BRIEF ▸ Leave the pictures out, and output exactly the lines from the one containing "Reproduce this chart with matplotlib." through the one containing "plt.rcParams['font.family'] = ['Liberation".

DATA ▸
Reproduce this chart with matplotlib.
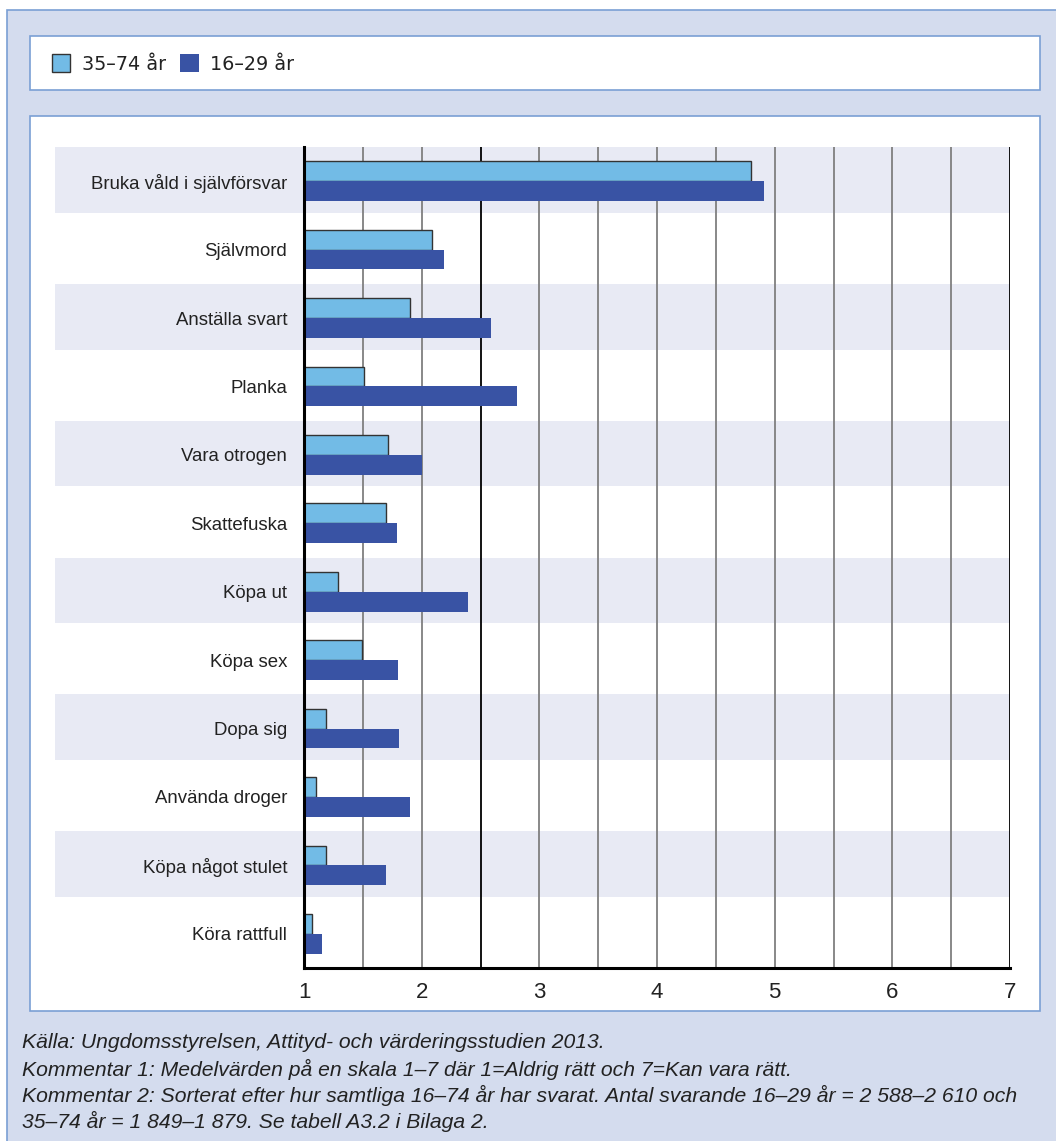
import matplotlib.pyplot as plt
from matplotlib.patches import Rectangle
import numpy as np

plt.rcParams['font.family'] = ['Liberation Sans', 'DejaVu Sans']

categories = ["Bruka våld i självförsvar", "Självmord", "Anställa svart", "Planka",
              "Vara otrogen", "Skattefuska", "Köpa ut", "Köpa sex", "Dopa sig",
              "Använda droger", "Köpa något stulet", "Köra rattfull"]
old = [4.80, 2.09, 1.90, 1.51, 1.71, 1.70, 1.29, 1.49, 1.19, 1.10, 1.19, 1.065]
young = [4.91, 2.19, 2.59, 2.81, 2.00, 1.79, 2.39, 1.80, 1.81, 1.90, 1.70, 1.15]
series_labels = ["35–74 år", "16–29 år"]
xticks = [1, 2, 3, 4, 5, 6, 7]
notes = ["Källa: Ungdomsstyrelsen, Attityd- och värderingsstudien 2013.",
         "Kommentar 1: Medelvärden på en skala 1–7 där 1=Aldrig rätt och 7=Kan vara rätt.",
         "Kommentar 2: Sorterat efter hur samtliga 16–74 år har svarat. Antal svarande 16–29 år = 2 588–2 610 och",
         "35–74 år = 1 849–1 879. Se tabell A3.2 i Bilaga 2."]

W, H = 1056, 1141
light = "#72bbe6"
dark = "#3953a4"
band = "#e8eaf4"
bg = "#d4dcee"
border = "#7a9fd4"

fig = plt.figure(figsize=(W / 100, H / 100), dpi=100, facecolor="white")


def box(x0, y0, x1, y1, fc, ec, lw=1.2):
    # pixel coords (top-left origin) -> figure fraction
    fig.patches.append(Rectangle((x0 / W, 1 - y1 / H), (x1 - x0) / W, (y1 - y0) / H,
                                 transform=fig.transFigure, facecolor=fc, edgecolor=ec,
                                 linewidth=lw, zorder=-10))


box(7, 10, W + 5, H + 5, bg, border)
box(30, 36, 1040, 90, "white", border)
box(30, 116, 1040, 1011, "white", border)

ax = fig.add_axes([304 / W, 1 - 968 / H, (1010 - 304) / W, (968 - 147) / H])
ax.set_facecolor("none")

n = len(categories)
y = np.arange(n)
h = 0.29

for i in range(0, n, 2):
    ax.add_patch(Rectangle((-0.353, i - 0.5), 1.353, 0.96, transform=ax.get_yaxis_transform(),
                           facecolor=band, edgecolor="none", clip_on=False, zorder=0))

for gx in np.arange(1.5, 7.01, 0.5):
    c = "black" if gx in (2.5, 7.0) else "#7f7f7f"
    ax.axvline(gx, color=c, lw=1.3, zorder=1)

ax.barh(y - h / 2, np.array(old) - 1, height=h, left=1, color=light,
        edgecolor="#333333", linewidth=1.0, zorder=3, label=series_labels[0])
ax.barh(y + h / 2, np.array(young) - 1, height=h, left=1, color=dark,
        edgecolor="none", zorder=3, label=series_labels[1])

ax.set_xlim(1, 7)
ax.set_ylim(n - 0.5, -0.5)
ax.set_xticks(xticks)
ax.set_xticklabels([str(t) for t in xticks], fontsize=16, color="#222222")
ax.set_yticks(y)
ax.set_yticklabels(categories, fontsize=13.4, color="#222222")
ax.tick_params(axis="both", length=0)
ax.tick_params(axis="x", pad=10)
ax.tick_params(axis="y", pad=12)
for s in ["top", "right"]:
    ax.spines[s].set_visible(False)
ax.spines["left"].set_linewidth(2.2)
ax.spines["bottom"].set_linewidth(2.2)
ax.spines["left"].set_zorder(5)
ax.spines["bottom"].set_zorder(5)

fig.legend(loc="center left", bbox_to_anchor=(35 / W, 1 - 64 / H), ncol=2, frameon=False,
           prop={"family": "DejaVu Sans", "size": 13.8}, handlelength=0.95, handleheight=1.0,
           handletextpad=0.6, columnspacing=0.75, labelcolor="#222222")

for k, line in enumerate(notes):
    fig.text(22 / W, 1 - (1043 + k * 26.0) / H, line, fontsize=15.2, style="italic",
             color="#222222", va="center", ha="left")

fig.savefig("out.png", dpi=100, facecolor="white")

==

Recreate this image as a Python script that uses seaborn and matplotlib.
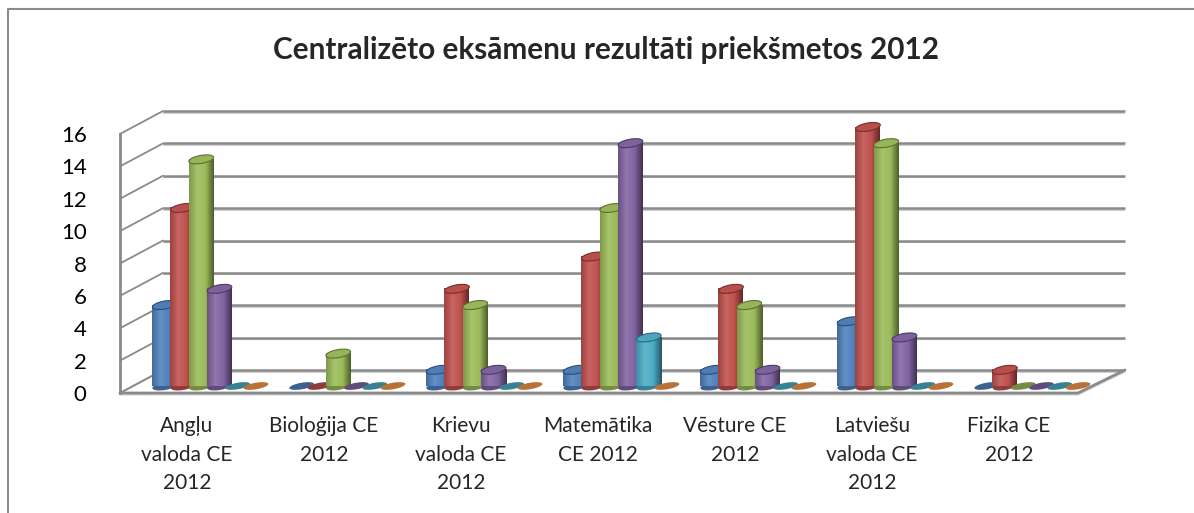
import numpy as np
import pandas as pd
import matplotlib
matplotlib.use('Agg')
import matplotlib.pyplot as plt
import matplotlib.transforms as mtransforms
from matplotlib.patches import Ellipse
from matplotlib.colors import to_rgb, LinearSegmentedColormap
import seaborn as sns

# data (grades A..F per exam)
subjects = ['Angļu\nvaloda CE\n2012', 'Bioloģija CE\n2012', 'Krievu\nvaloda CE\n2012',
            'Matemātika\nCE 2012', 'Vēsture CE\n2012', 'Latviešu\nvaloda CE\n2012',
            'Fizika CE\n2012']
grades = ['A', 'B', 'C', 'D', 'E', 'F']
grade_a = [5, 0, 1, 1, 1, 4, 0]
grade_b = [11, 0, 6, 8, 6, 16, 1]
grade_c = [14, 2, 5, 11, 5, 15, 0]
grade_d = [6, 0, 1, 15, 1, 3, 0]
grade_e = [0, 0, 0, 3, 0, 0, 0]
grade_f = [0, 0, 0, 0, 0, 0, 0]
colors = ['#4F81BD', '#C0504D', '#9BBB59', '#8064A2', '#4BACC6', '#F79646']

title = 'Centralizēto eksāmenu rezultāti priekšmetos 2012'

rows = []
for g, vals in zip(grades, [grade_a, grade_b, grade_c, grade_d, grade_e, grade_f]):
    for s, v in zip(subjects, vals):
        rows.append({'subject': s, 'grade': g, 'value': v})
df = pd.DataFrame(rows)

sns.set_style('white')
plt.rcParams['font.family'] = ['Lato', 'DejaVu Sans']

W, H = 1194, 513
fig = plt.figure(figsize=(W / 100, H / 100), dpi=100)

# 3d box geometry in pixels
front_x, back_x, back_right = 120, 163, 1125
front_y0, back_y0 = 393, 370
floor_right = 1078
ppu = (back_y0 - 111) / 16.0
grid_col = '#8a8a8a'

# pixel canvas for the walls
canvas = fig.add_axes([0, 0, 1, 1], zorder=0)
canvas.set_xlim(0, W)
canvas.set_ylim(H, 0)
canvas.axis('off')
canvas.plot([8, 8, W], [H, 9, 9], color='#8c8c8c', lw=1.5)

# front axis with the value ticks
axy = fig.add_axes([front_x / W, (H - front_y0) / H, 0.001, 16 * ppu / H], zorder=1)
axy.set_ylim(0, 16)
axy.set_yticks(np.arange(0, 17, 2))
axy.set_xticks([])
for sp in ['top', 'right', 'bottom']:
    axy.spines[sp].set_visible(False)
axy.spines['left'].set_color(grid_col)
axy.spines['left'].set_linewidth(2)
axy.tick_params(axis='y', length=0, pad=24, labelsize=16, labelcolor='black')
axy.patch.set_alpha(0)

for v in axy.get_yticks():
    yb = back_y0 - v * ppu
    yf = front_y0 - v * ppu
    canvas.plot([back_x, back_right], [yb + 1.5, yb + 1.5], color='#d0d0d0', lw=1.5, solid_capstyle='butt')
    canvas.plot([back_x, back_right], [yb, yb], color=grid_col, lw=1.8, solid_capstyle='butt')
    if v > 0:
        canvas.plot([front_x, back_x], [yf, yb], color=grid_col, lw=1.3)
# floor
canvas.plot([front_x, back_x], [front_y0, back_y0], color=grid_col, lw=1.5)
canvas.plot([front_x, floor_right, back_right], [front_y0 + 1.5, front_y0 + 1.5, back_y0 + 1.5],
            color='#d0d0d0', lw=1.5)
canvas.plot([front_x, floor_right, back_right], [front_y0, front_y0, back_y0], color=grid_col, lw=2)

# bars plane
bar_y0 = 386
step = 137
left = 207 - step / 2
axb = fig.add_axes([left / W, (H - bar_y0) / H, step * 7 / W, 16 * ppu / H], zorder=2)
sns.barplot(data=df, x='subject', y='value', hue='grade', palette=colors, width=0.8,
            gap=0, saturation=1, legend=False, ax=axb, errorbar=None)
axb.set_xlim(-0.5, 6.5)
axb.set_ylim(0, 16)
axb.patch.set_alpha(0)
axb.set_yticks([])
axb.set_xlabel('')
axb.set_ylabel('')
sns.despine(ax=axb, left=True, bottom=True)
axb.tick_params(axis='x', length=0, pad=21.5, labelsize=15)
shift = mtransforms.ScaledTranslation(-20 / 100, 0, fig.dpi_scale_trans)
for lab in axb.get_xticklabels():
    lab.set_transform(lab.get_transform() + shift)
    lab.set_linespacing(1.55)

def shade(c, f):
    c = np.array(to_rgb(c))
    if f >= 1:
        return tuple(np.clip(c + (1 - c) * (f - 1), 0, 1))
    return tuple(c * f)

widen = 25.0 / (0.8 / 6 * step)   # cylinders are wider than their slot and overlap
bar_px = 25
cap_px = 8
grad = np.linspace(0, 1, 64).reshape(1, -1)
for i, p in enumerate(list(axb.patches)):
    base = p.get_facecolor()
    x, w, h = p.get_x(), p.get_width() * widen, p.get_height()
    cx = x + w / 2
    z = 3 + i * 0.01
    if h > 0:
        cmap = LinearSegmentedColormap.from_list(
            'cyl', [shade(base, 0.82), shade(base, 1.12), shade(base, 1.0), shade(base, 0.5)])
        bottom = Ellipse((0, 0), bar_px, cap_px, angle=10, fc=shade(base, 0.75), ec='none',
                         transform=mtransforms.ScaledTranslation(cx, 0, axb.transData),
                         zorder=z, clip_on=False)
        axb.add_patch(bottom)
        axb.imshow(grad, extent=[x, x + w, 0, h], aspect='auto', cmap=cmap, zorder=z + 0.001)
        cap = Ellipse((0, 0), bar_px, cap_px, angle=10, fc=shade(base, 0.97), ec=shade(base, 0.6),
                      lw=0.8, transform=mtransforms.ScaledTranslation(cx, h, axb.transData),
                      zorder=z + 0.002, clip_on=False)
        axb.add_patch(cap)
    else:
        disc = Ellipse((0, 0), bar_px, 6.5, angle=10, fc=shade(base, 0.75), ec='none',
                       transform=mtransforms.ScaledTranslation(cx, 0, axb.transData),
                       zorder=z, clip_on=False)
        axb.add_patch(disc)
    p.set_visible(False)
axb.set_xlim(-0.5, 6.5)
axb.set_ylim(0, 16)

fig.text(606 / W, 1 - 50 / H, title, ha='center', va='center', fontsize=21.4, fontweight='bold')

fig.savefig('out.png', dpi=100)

==

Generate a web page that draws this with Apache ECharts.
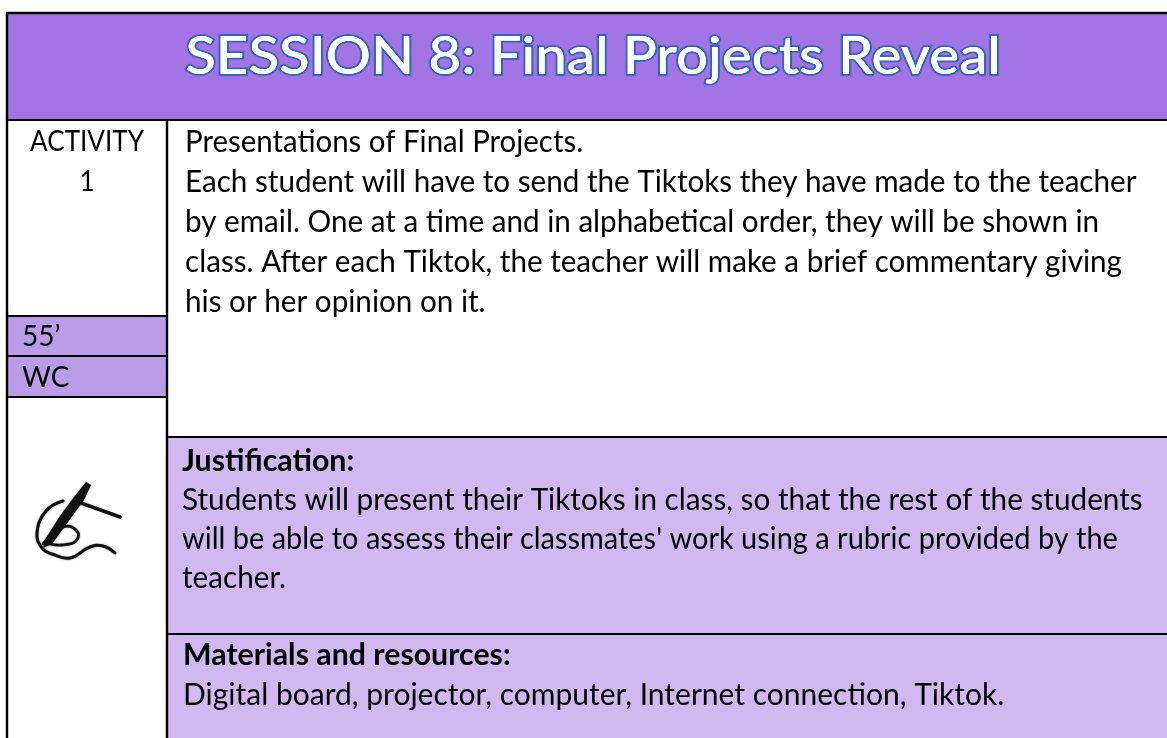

OUTPUT FOR THIS TASK ▸
Reproduce this chart with matplotlib.
import matplotlib.pyplot as plt
from matplotlib.patches import Rectangle
import numpy as np

plt.rcParams['font.family'] = ['Liberation Sans', 'DejaVu Sans']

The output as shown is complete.